For instance, Myrtle Beach was originally listed in BOEM’s records as supporting testing. But Sally Howard, a SODA member, found out that the support was in error. A councilman had sent a letter to BOEM listing his favorable stance on drilling.

“He wrote it on city letterhead, but Myrtle Beach had not taken a vote,” Howard said. “When the city did take a vote, it was 6-1 in opposition.”

When the federal government removed North Carolina, South Carolina and Georgia from the list of potential drilling sites, the organization took a deep breath to celebrate its success and then got right back to work.
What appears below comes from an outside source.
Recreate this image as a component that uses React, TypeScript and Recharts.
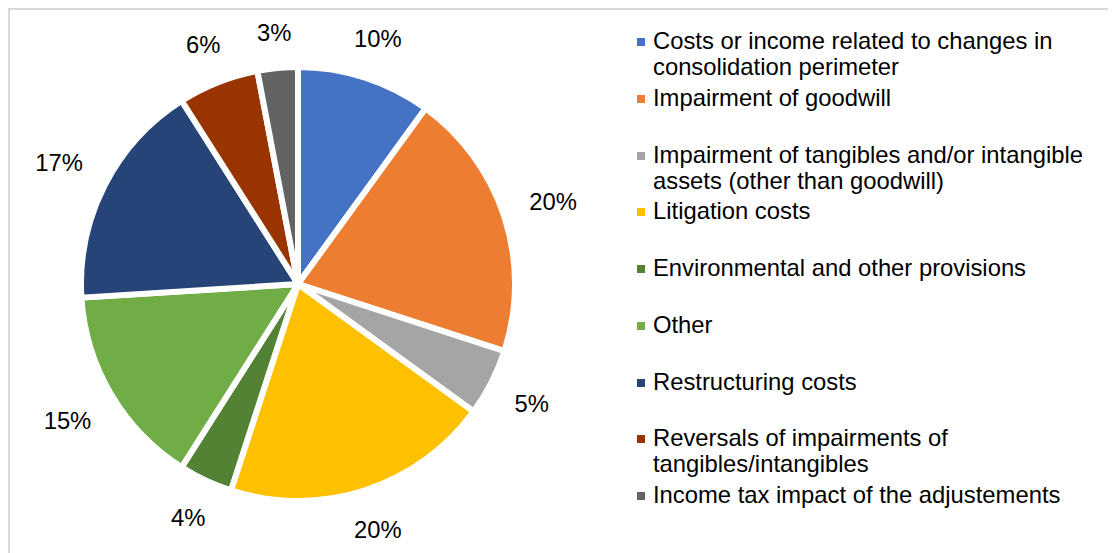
import { PieChart, Pie, Cell, Legend } from "recharts";

const categories = [
  "Costs or income related to changes in consolidation perimeter",
  "Impairment of goodwill",
  "Impairment of tangibles and/or intangible assets (other than goodwill)",
  "Litigation costs",
  "Environmental and other provisions",
  "Other",
  "Restructuring costs",
  "Reversals of impairments of tangibles/intangibles",
  "Income tax impact of the adjustements",
];
const shares = [10, 20, 5, 20, 4, 15, 17, 6, 3];
const colors = [
  "#4472C4",
  "#ED7D31",
  "#A5A5A5",
  "#FFC000",
  "#548235",
  "#70AD47",
  "#264478",
  "#993300",
  "#636363",
];

const data = categories.map((name, i) => ({ name, value: shares[i] }));

const FONT = '"Liberation Sans", Arial, sans-serif';
const FS = 23.8;
const RADIAN = Math.PI / 180;

const renderLabel = (props: any) => {
  const { cx, cy, midAngle, outerRadius, percent } = props;
  const text = `${Math.round(percent * 100)}%`;
  const cos = Math.cos(-midAngle * RADIAN);
  const sin = Math.sin(-midAngle * RADIAN);
  const w = ((text.length - 1) * 0.556 + 0.889) * FS;
  const h = 17;
  const dist = outerRadius + 26 + (Math.abs(cos) * w) / 2 + (Math.abs(sin) * h) / 2;
  return (
    <text
      x={cx + dist * cos}
      y={cy + dist * sin}
      textAnchor="middle"
      dominantBaseline="central"
      fontFamily={FONT}
      fontSize={FS}
      fill="#000"
    >
      {text}
    </text>
  );
};

const LegendContent = () => (
  <div style={{ fontFamily: FONT, fontSize: FS, lineHeight: "26px", color: "#000" }}>
    {categories.map((name, i) => (
      <div key={name} style={{ display: "flex", height: 56.75 }}>
        <div
          style={{
            width: 8,
            height: 8,
            marginTop: 10,
            marginRight: 8,
            flex: "0 0 8px",
            background: colors[i],
          }}
        />
        <div style={{ width: 445 }}>{name}</div>
      </div>
    ))}
  </div>
);

export default function App() {
  return (
    <div
      style={{
        width: 1106,
        height: 543,
        borderTop: "2px solid #d9d9d9",
        borderLeft: "2px solid #d9d9d9",
        position: "relative",
      }}
    >
      <PieChart width={1106} height={543} margin={{ top: 0, right: 0, bottom: 0, left: 0 }}>
        <Pie
          data={data}
          dataKey="value"
          nameKey="name"
          cx={288}
          cy={274}
          outerRadius={217}
          startAngle={90}
          endAngle={-270}
          stroke="#ffffff"
          strokeWidth={6}
          label={renderLabel}
          labelLine={false}
          isAnimationActive={false}
        >
          {data.map((d, i) => (
            <Cell key={d.name} fill={colors[i]} />
          ))}
        </Pie>
        <Legend
          content={<LegendContent />}
          wrapperStyle={{ left: 627, top: 18, width: 475, bottom: "auto" }}
        />
      </PieChart>
    </div>
  );
}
“We’re still in on testing,” said Peg Howel of Pawleys Island, who has used her expertise as a company man on an oil rig to discuss the potential problems of drilling on coastal communities.

“Testing is the gateway drug to drilling,” said Howell. She has spent time on the road spreading the SODA message from Georgia to Washington, D.C., and beyond.

“We’re being eternally vigilant,” said Jim Watkins, a retired minister, who chairs the organization. Watkins also worked as a senior aide to a U.S. congressman and has seen successes in bringing a community together.

“I’ve seldom seen a group with this expertise so committed,” he said.

Some of the people on SODA’s mailing list spread the group’s gospel among their groups of friends. Others take a more visible role.

“It crosses age groups, locations, partisan identities,” said Joan Furlong of Myrtle Beach, one of the earlier enlistees in the group and a former chairwoman of the Horry County Democratic Party.

“I’m the token Republican,” laughs Ed Yaw of North Litchfield, who spreads SODA’s message in letters to the editors throughout South Carolina and beyond. Each of his missives is finely crafted, but all of them note the opposition to drilling and testing.

Like all of SODA’s key people, Yaw’s efforts are all volunteer. “I don’t think SODA even has a bank account,” he said.

That doesn’t mean it does not have a broad reach. Four-color brochures are available at each meeting, including a one that carries a reproduction of the Conservationist of the Year award given the South Carolina Wildlife Federation and charts and graphs depicting the costs of oil spills and fossil fuel production costs on the country.

The organization has also sponsored showings of “Deepwater Horizon,” the 2016 film depicting the 2010 explosion on an oil rig in the Gulf of Mexico, with SODA members leading discussions of potential implications of a similar event should rigs be put off the coast of South Carolina.

The group takes advantage of its own expertise when it goes to Washington, D.C., to spread the anti-drilling gospel.

Friends with ties to federal lawmakers help with lodging and transportation on multiple trips to the nation’s capital.

“We were visiting Rep. Tom Rice (R-South Carolina) ad nauseam,” Howell said.

Rice has said that he opposes drilling in the Atlantic, and on Thursday (April 27) said he also opposes seismic testing.

“When I ran for office in 2012, the price of oil waa still $100 a barrel, fracking had not taken off and U.S. supply [of oil and nat6ural gas] was still down,” Rice said. “We’re becoming more and more energy independent. We have this vast supply of oil . It doesn’t make sense to go into the Atlantic.”

Rice said that he had been contacted by SODA and that he is always willing to meet with his constituents.

Each SODA visit and effort comes not only with a desire from the heart, but also from the head. Ian McLaren and Tom Strickland have provided information on the economic impact of drilling versus tourism on the coastal communities; Howell, Furlong and Mary Erickson lead the efforts in providing public education, outreach and events; Jean Marie Neal helps navigate the routes to lawmakers and committes; and Sandra Bundy works on bringing coastal businesses into the SODA family.

They all agree that the group’s success is that they have not strayed from the key mission: stopping oil drilling along the South Carolina coast.

Volunteers continue to monitor oil spills throughout the country and are quick to counter claims from the oil industry about benefits to testing and drilling in the Atlantic.

The group makes no bones about its goal: to prevent offshore seismic testing and drilling for oil and gas along the Atlantic Ocean Continental Shelf.

Maybe when that threat is removed, the group members will take a break.